The Origins of Voter Registration
By Juliet Zavon
Posted: 2024-04-25T04:00:00Z

NOT REGISTERED TO VOTE. Voter registration wasn’t common until well into the 19th century. Before that, local officials simply knew the small number of white male landowners qualified to vote. Voting was a public show: the voter ascended to a platform and shouted out their vote (no secret ballot.) The poll book was where an election clerk recorded the voter’s name and vote. 


Early use of voter registration was mainly to enforce the requirement that qualified voters pay their taxes. By the 1850s the land ownership requirement had largely disappeared because of deliberate political calculations. If landless immigrants flooding into urban areas could vote, it would benefit certain political interests. 

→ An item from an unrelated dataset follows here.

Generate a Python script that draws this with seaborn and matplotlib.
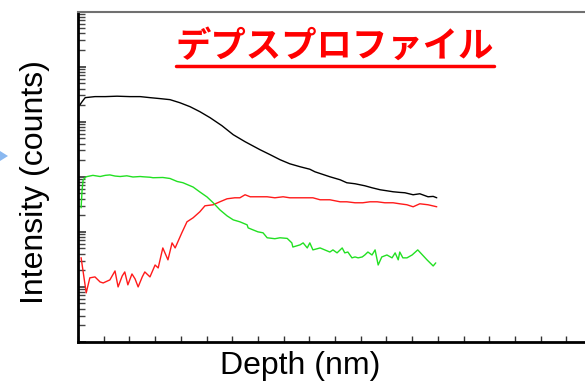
import matplotlib
matplotlib.use("Agg")
import matplotlib.pyplot as plt
from matplotlib.lines import Line2D
from matplotlib.patches import Polygon
from matplotlib.ticker import LogLocator, MultipleLocator, NullFormatter
import pandas as pd
import seaborn as sns

# Depth profile traces (depth in arbitrary units, intensity in counts)
black_depth = [0.4, 0.8, 1.4, 3.3, 5.3, 7.6, 10.1, 12.1, 14.0, 16.0, 17.9, 19.8,
               21.8, 23.7, 25.7, 28.0, 30.2, 32.5, 35.4, 37.4, 39.3, 41.2, 43.2,
               45.1, 46.1, 49.0, 51.0, 52.3, 53.9, 55.8, 57.2, 58.8, 60.1, 61.3,
               62.6, 63.6, 65.2, 66.5, 68.1, 69.1, 69.8]
black_counts = [20400, 23100, 27300, 28500, 28500, 29000, 28500, 28500, 27300,
                26200, 25100, 22100, 18700, 15200, 11800, 8450, 5800, 4330, 3100,
                2510, 2040, 1720, 1520, 1370, 1230, 1000, 881, 778, 746, 686, 631,
                580, 556, 534, 520, 512, 471, 491, 433, 440, 415]

green_depth = [0.6, 0.8, 1.0, 1.6, 2.9, 4.3, 5.3, 6.2, 7.2, 8.2, 9.5, 10.7, 12.1,
               12.6, 14.0, 14.6, 16.5, 17.9, 19.3, 20.4, 22.4, 23.7, 25.1, 26.3,
               27.6, 29.0, 30.2, 31.5, 32.9, 33.1, 34.0, 35.0, 36.0, 36.8, 38.3,
               39.3, 40.7, 41.6, 41.8, 43.2, 43.8, 44.6, 45.1, 45.7, 47.1, 49.0,
               49.6, 50.4, 51.4, 51.9, 52.5, 53.3, 53.9, 54.5, 55.3, 55.8, 56.4,
               57.2, 57.8, 58.4, 59.1, 60.1, 61.1, 61.7, 62.3, 62.6, 63.2, 64.0,
               65.0, 66.1, 67.9, 69.1, 69.6]
green_counts = [273, 580, 881, 1000, 1060, 1010, 1060, 1080, 1030, 1010, 1040, 990,
                1010, 1000, 980, 960, 970, 930, 820, 780, 650, 530, 430, 337, 251,
                195, 165, 152, 134, 118, 109, 100, 96, 78, 75, 78, 76, 63, 53, 58,
                63, 51, 63, 47, 51, 43, 47, 41.5, 51, 41.5, 43, 33.7, 35, 33.7, 35,
                38, 43, 38, 47, 25, 35, 38, 33.7, 41.5, 31, 43, 33.7, 33.7, 38, 47,
                31, 24, 27.3]

red_depth = [0.6, 1.6, 2.3, 3.3, 4.3, 4.9, 5.8, 6.2, 7.2, 7.8, 8.6, 9.1, 9.7, 10.5,
             11.1, 11.7, 12.5, 13.0, 14.0, 15.0, 15.6, 16.5, 17.5, 18.3, 18.9,
             20.2, 21.2, 22.4, 23.7, 24.7, 26.3, 27.6, 29.0, 30.5, 31.5, 32.5,
             33.5, 35.0, 36.8, 38.3, 39.9, 41.2, 43.2, 45.7, 47.1, 49.0, 51.0,
             52.3, 53.9, 55.4, 56.8, 58.2, 59.7, 61.3, 62.6, 64.0, 65.2, 66.5,
             68.1, 69.8]
red_counts = [34, 7.8, 14.6, 15.2, 12.3, 11.8, 12.9, 13.4, 19.5, 10, 15.8, 18.7,
              10.9, 17.2, 14, 10, 15.2, 18.7, 15.2, 25, 22.1, 51, 31, 63, 51, 96,
              152, 180, 231, 297, 310, 351, 398, 415, 415, 471, 433, 433, 433, 415,
              433, 415, 415, 415, 382, 382, 351, 351, 337, 337, 351, 351, 337, 337,
              323, 310, 285, 323, 310, 285]

title_text = "デプスプロファイル"
x_label = "Depth (nm)"
y_label = "Intensity (counts)"

sns.set_style("white")
plt.rcParams["font.family"] = ["Liberation Sans", "DejaVu Sans"]

W, H = 585, 390
fig = plt.figure(figsize=(W / 100, H / 100), dpi=100)
ax = fig.add_axes([78 / W, 1 - 342 / H, 514 / W, (342 - 11.5) / H])

traces = [
    (black_depth, black_counts, "#000000"),
    (red_depth, red_counts, "#ff1a1a"),
    (green_depth, green_counts, "#22e022"),
]
for depth, counts, color in traces:
    df = pd.DataFrame({"depth": depth, "counts": counts})
    sns.lineplot(data=df, x="depth", y="counts", ax=ax, color=color,
                 linewidth=1.0, sort=False, estimator=None)

ax.set_yscale("log")
ax.set_ylim(1, 1e6)
ax.set_xlim(0, 100)

ax.yaxis.set_major_locator(LogLocator(base=10, numticks=10))
ax.yaxis.set_minor_locator(LogLocator(base=10, subs=range(2, 10), numticks=10))
ax.yaxis.set_major_formatter(NullFormatter())
ax.yaxis.set_minor_formatter(NullFormatter())
ax.xaxis.set_major_locator(MultipleLocator(5))
ax.xaxis.set_major_formatter(NullFormatter())

ax.tick_params(axis="y", which="major", direction="in", length=6, width=1.2,
               color="#333333", left=True)
ax.tick_params(axis="y", which="minor", direction="in", length=5, width=1.0,
               color="#444444", left=True)
ax.tick_params(axis="x", which="major", direction="in", length=4, width=1.0,
               color="#333333", bottom=True)

for side in ["left", "bottom"]:
    ax.spines[side].set_color("black")
    ax.spines[side].set_linewidth(2.0)
ax.spines["top"].set_color("#707070")
ax.spines["top"].set_linewidth(1.5)
ax.spines["right"].set_visible(False)

ax.set_xlabel("")
ax.set_ylabel("")
fig.text(300 / W, 1 - 366 / H, x_label, fontsize=23, ha="center", va="center",
         color="black")
fig.text(35 / W, 1 - 182 / H, y_label, fontsize=23, rotation=90, ha="center",
         va="center", color="black")

title = fig.text(335 / W, 1 - 46 / H, title_text, fontsize=25.5, fontweight="bold",
                 color="#ff0000", ha="center", va="center",
                 family=["Noto Sans CJK JP", "DejaVu Sans"])

# underline beneath the title
fig.canvas.draw()
bb = title.get_window_extent(renderer=fig.canvas.get_renderer())
x0, x1 = bb.x0 / W, bb.x1 / W
yu = 1 - 65.5 / H
fig.add_artist(Line2D([x0, x1], [yu, yu], transform=fig.transFigure,
                      color="#ff0000", linewidth=2.5))

# arrowhead at the left margin
tri = [(0, 1 - 151 / H), (8 / W, 1 - 156 / H), (0, 1 - 161 / H)]
fig.add_artist(Polygon(tri, closed=True, transform=fig.transFigure,
                       facecolor="#8ab8f0", edgecolor="none"))

fig.savefig("out.png", dpi=100)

The increase in urban populations triggered a wave of state voter registration laws. Voter registration was promoted as a way to combat fraud, but it was also a convenient way to keep people from voting. (Sound familiar?) Voter registration was required only in the cities, and the registrar, who went door to door, could (conveniently) skip immigrants, blacks, and others deemed undesirable by corrupt political parties. By the turn of the 20th century voter registration had become a battleground across the country as competing political factions manipulated voter registration laws to favor votes for their side.


Challenges to voting rights are not a 21st-century invention. Different groups have long tried to keep the less powerful from voting. Expanding the franchise has always been a struggle and defending it, a necessity.


In 1776 John Adams felt expanding voting rights was dangerous and wrote, “New Claims will arise. Women will demand a Vote. Lads from 12 to 21 will think their Rights not enough attended to, and every Man, who has not a Farthing, will demand an equal Voice with any other in all Acts of State.”